Он сказал «перед богом», а не «перед богами». Глаза старого невольника восторженно засияли.
– Значит, ты из наших, господин, – воскликнул он и перекрестил себе лоб. Тот тоже перекрестился.
– Я христианский врач Пантелеймон.
Старик опять упал ничком, как только что перед цезарем.
– Что ты делаешь?! – возмутился Пантелеймон. – Разве ты не христианин?
– Как же! Я из христиан, господин. Помнится, я тебя видел на нашем собрании. Толкуют, что бог наделил тебя чудотворной силой воскрешать мертвых именем Христа! И вот я благодарю господа нашего за то, что он послал меня указать тебе дорогу.

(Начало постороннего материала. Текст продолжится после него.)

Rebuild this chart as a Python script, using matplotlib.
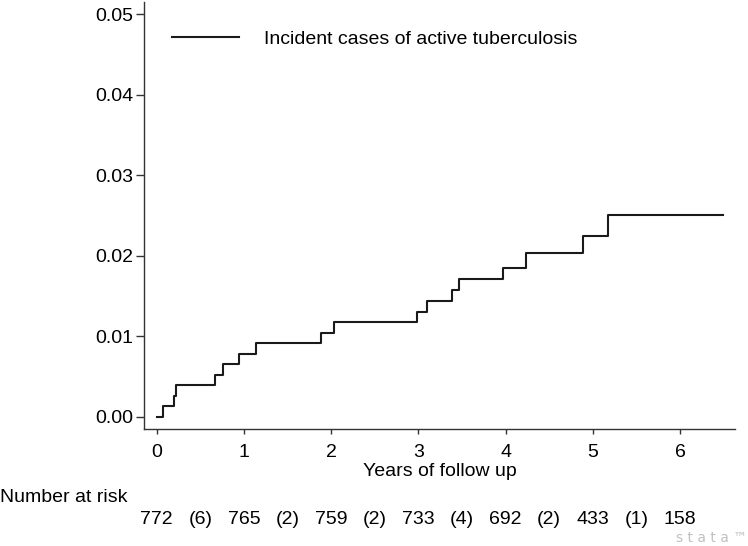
import matplotlib
matplotlib.use('Agg')
import matplotlib.pyplot as plt

# Kaplan-Meier style cumulative incidence (step curve)
years = [0, 0.07, 0.20, 0.22, 0.67, 0.76, 0.94, 1.14, 1.88, 2.03, 2.98,
         3.10, 3.39, 3.46, 3.97, 4.23, 4.89, 5.17, 6.49]
incidence = [0, 0.0013, 0.0026, 0.0039, 0.0052, 0.0065, 0.0078, 0.0091,
             0.0104, 0.0117, 0.0130, 0.0144, 0.0157, 0.0171, 0.0185,
             0.0203, 0.0225, 0.0250, 0.0250]

# Number at risk table
risk_years = [0, 1, 2, 3, 4, 5, 6]
at_risk = [772, 765, 759, 733, 692, 433, 158]
events = [6, 2, 2, 4, 2, 1]

y_ticks = [0.00, 0.01, 0.02, 0.03, 0.04, 0.05]
x_ticks = [0, 1, 2, 3, 4, 5, 6]

plt.rcParams['font.family'] = ['Liberation Sans', 'DejaVu Sans']
FS = 14

fig = plt.figure(figsize=(7.48, 5.46), dpi=100)
ax = fig.add_axes([0.1925, 0.2137, 0.7901, 0.7826])

ax.step(years, incidence, where='post', color='#1a1a1a', linewidth=1.5,
        label='Incident cases of active tuberculosis')

ax.set_xlim(-0.146, 6.63)
ax.set_ylim(-0.00157, 0.0515)
ax.set_xticks(x_ticks)
ax.set_yticks(y_ticks)
ax.set_yticklabels([f'{v:.2f}' for v in y_ticks])
ax.tick_params(axis='y', labelsize=FS, length=6, width=1, color='#333333', pad=1.5)
ax.tick_params(axis='x', labelsize=FS, length=3.5, width=1, color='#333333', pad=7)
for side in ['top', 'right']:
    ax.spines[side].set_visible(False)
for side in ['left', 'bottom']:
    ax.spines[side].set_color('#333333')
    ax.spines[side].set_linewidth(1)

# x axis title sits right under the tick labels, centred on the axes
ax_box = ax.get_position()
fig.text((ax_box.x0 + ax_box.x1) / 2, 1 - 471 / 546,
         'Years of follow up', fontsize=FS, ha='center', va='center')

ax.legend(loc='center left', bbox_to_anchor=(0.047, 0.9134), frameon=False,
          fontsize=FS, handlelength=3.45, handletextpad=1.3,
          borderpad=0, borderaxespad=0)

# number at risk table under the axis
fig.text(0, 1 - 498 / 546, 'Number at risk', fontsize=FS, va='center', ha='left')
row_y = 1 - 520 / 546
for x, n in zip(risk_years, at_risk):
    fig.text(ax.transData.transform((x, 0))[0] / fig.bbox.width, row_y, str(n),
             fontsize=FS, va='center', ha='center')
for i, e in enumerate(events):
    xm = risk_years[i] + 0.5
    fig.text(ax.transData.transform((xm, 0))[0] / fig.bbox.width, row_y, f'({e})',
             fontsize=FS, va='center', ha='center')

# faint software watermark
fig.text(0.999, 1 - 538 / 546, 's t a t a ™', fontsize=10, color='#c0c0c0',
         ha='right', va='center', family='DejaVu Sans')

fig.savefig('out.png', dpi=100)
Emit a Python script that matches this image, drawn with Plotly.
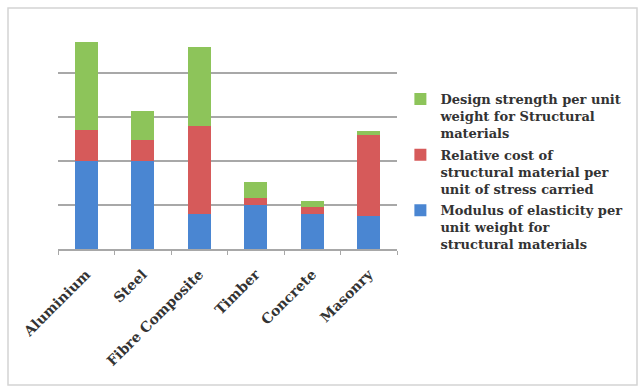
import plotly.graph_objects as go

materials = ["Aluminium", "Steel", "Fibre Composite", "Timber", "Concrete", "Masonry"]

modulus_per_weight = [2.0, 2.0, 0.8, 1.0, 0.8, 0.75]
relative_cost = [0.7, 0.47, 2.0, 0.15, 0.15, 1.85]
design_strength = [2.0, 0.66, 1.8, 0.38, 0.15, 0.08]

series = [
    ("Modulus of elasticity per<br>unit weight for<br>structural materials", modulus_per_weight, "#4A86D2", 3),
    ("Relative cost of<br>structural material per<br>unit of stress carried", relative_cost, "#D65A5A", 2),
    ("Design strength per unit<br>weight for Structural<br>materials", design_strength, "#8DC45A", 1),
]

fig = go.Figure()
for name, vals, color, rank in series:
    fig.add_trace(go.Bar(
        x=materials, y=vals, name=name, legendgroup=name, legendrank=rank,
        marker=dict(color=color, line=dict(width=0)),
        width=0.4,
    ))

serif = "DejaVu Serif"

fig.update_layout(
    barmode="stack",
    width=641, height=388,
    margin=dict(l=58, r=244, t=29, b=139),
    paper_bgcolor="white",
    plot_bgcolor="white",
    showlegend=True,
    legend=dict(
        traceorder="grouped",
        tracegroupgap=2,
        x=1.01, xanchor="left",
        y=0.75, yanchor="top",
        valign="top",
        font=dict(family=serif, size=13, color="#333333", weight="bold"),
        bgcolor="rgba(0,0,0,0)",
    ),
    xaxis=dict(
        type="category",
        tickangle=-45,
        tickfont=dict(family=serif, size=14, color="#333333", weight="bold"),
        ticklabelstandoff=10,
        showline=True, linecolor="#a8a8a8", linewidth=1.5,
        ticks="outside", tickson="boundaries", ticklen=4,
        tickcolor="#a8a8a8", tickwidth=1,
        showgrid=False,
    ),
    yaxis=dict(
        range=[0, 5],
        dtick=1,
        showticklabels=False,
        showgrid=True, gridcolor="#a8a8a8", gridwidth=1.5,
        zeroline=False,
        showline=False,
        ticks="",
    ),
    shapes=[
        dict(type="rect", xref="paper", yref="paper",
             x0=-50 / 339, x1=(637 - 58) / 339,
             y0=-(385 - 249) / 220, y1=(249 - 8) / 220,
             line=dict(color="#d4d4d4", width=1.5), fillcolor="rgba(0,0,0,0)",
             layer="below"),
    ],
)

fig.write_html("out.html")
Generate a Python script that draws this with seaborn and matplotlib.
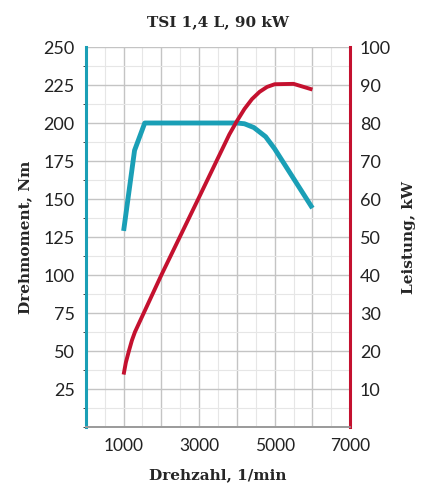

Пантелеймон действительно был христианским врачом, которого господь бог наставил на путь истины. Многие годы, живя в Антиохии, будучи язычником, он успешно лечил заболевших богачей, и сам очень разбогател. Как-то раз судьба свела его у постели умирающего с епископом Мнестором. Сначала врач принял епископа за знахаря-шарлатана, но очень скоро по некоторым высказываниям Мнестора убедился, что тот помимо чрезвычайной кротости отличается также немалой ученостью. Пантелеймона, конечно, удивило, что, несмотря на это, тот исповедует столь невежественную религию. Когда же врач высказал епископу свое недоумение, тот ответил, что и он, со своей стороны, очень удивлен тем, что такой знаменитый врач еще не принял христианства. По его убеждению, все врачи обязаны стать христианами, так как исцелять людей можно только именем Иисуса Христа. При следующих встречах епископ не переставал убеждать врача, чтобы тот попробовал исцелять именем христианского бога. Однако Пантелеймон, чрезвычайно одаренный лекарь, чуждался христианских способов врачевания. К тому же его недавно избрали главой антиохийской коллегии врачей, архиятром, и ему не хотелось рисковать своей репутацией, навлекая на себя насмешки коллег. Однако он стал все чаще задумываться, даже во время прогулок, над чудесами, творимыми христианским богом; о них очень горячо рассказывал ему при встречах епископ Мнестор. И вот однажды, возвращаясь с прогулки через кварталы, где ютилась беднота, Пантелеймон услыхал громкие крики и плач. Во дворе полуразвалившейся хижины, откуда они неслись, толпилось множество народа. Врач вошел, и ему рассказали, что подростки во время гимнастических состязаний вдруг стали дразнить христианином лучшего дискобола. Завязалась драка, в которой бедняге переломали ребра. Уже полдня он лежит во дворе не дыша, а мать его, вдова ткача, не имея денег, чтобы нанять плакальщицу, оплакивает его сама, на все лады проклиная христиан.